>> Begin Information provided

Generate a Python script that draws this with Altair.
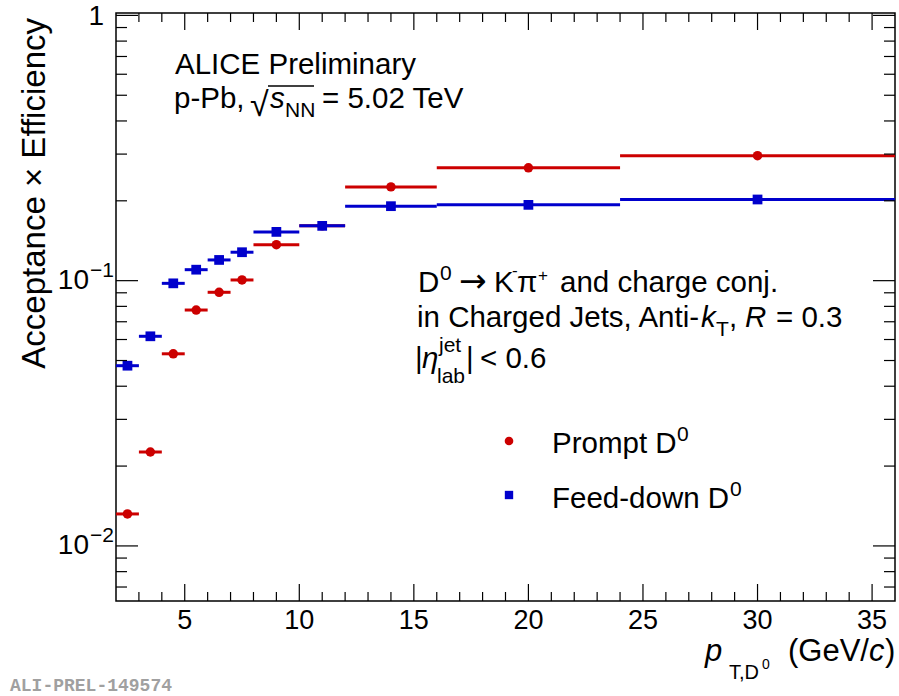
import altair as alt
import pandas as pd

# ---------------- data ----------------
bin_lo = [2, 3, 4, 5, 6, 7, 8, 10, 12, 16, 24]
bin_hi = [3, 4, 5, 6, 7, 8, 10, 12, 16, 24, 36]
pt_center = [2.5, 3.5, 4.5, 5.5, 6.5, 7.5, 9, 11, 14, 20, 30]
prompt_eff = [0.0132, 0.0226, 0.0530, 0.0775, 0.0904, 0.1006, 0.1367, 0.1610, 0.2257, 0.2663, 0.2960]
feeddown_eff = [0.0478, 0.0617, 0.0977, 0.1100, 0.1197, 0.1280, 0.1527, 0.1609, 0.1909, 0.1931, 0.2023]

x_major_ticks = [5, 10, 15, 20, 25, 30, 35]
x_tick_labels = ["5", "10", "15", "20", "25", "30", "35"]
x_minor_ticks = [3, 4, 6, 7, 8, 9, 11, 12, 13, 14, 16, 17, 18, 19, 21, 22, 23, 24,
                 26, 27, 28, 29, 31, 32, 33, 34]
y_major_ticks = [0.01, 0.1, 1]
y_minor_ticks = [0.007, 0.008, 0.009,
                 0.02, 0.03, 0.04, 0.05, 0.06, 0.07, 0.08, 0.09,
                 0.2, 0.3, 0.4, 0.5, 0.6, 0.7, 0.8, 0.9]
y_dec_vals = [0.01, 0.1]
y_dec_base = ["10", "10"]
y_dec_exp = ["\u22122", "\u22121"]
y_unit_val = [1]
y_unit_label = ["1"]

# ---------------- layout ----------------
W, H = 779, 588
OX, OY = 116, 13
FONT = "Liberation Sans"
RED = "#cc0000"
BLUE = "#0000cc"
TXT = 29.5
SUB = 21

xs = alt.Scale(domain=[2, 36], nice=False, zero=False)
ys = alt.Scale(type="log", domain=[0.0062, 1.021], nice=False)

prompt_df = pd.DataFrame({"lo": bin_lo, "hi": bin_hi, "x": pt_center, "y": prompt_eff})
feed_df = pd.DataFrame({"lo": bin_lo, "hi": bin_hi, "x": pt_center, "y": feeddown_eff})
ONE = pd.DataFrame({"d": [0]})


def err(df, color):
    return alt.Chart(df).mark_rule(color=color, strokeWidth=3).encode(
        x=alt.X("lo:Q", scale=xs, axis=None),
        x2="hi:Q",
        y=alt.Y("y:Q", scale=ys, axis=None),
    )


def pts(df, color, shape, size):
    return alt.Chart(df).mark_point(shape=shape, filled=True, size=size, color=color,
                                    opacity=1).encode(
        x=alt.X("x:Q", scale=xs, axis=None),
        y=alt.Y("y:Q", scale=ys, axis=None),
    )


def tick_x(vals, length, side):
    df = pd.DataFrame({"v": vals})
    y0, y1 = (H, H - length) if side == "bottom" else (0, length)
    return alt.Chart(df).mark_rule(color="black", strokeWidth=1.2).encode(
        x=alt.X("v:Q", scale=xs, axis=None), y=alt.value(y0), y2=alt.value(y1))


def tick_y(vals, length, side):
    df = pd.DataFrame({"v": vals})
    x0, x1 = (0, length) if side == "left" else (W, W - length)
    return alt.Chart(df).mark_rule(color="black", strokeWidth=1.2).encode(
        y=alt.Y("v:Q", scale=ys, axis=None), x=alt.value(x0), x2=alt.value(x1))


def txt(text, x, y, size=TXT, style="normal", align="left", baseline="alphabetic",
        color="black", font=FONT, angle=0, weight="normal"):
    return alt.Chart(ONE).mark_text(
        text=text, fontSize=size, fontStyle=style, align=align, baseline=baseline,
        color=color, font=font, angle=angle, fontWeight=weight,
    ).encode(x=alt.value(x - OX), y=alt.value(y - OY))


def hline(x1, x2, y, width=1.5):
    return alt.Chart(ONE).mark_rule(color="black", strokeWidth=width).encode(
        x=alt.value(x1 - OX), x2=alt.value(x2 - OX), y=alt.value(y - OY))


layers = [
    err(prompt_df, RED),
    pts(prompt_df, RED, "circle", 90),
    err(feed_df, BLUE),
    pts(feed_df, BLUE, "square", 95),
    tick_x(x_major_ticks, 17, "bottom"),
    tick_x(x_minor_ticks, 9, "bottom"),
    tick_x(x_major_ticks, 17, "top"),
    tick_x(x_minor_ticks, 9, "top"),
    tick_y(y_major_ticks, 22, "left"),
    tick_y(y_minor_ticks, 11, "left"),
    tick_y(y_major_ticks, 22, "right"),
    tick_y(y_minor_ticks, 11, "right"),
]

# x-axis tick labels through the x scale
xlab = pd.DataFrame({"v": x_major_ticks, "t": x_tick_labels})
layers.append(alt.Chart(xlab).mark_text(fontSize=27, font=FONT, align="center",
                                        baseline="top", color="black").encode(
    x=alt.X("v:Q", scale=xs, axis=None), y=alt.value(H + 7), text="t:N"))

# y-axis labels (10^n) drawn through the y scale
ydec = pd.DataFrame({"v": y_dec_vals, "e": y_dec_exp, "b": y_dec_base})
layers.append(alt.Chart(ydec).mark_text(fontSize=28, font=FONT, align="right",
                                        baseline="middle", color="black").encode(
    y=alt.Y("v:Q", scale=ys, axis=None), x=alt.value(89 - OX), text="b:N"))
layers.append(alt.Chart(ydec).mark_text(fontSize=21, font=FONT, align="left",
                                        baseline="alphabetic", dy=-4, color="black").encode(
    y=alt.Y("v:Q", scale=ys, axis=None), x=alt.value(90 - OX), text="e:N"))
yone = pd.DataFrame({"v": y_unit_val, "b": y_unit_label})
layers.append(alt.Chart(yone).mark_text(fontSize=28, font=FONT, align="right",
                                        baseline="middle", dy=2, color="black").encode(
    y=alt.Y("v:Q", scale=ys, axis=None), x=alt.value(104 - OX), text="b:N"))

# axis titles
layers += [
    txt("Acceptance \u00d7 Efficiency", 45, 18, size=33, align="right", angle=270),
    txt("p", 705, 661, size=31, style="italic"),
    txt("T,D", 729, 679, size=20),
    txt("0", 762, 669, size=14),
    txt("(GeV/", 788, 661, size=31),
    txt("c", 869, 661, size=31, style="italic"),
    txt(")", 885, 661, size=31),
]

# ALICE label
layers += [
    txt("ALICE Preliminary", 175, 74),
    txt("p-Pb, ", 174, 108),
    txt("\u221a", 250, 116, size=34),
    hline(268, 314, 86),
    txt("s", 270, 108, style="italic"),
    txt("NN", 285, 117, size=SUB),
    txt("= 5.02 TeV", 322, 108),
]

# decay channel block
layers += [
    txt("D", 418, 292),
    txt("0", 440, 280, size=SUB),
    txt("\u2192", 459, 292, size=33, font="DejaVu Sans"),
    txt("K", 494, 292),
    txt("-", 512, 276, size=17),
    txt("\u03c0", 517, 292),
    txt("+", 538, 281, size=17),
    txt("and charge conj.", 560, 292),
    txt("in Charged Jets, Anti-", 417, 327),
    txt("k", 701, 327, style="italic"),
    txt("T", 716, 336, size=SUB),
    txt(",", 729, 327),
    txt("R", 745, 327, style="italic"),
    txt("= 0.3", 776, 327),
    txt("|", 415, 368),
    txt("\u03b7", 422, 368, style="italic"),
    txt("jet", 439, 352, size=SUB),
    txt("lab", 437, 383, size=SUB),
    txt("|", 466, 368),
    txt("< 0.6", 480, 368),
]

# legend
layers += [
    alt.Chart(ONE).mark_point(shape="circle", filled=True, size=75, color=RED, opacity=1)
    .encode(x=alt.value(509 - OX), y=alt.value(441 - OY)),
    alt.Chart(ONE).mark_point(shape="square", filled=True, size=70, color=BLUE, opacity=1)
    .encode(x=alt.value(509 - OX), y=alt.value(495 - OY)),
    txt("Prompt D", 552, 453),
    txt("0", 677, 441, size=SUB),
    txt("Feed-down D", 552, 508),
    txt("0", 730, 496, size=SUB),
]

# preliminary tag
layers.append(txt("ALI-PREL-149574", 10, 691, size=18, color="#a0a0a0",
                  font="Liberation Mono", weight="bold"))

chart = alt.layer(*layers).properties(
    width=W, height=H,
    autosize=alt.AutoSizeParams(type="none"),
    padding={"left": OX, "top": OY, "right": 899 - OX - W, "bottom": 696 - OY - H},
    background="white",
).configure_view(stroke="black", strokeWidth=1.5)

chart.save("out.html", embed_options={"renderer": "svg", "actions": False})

>> End Information provided

Reproduce the material above from its first line through the line containing "import pandas as pd", both ends included, and skip every picture.

Output below –
Generate a Python script that draws this with Altair.
import altair as alt
import pandas as pd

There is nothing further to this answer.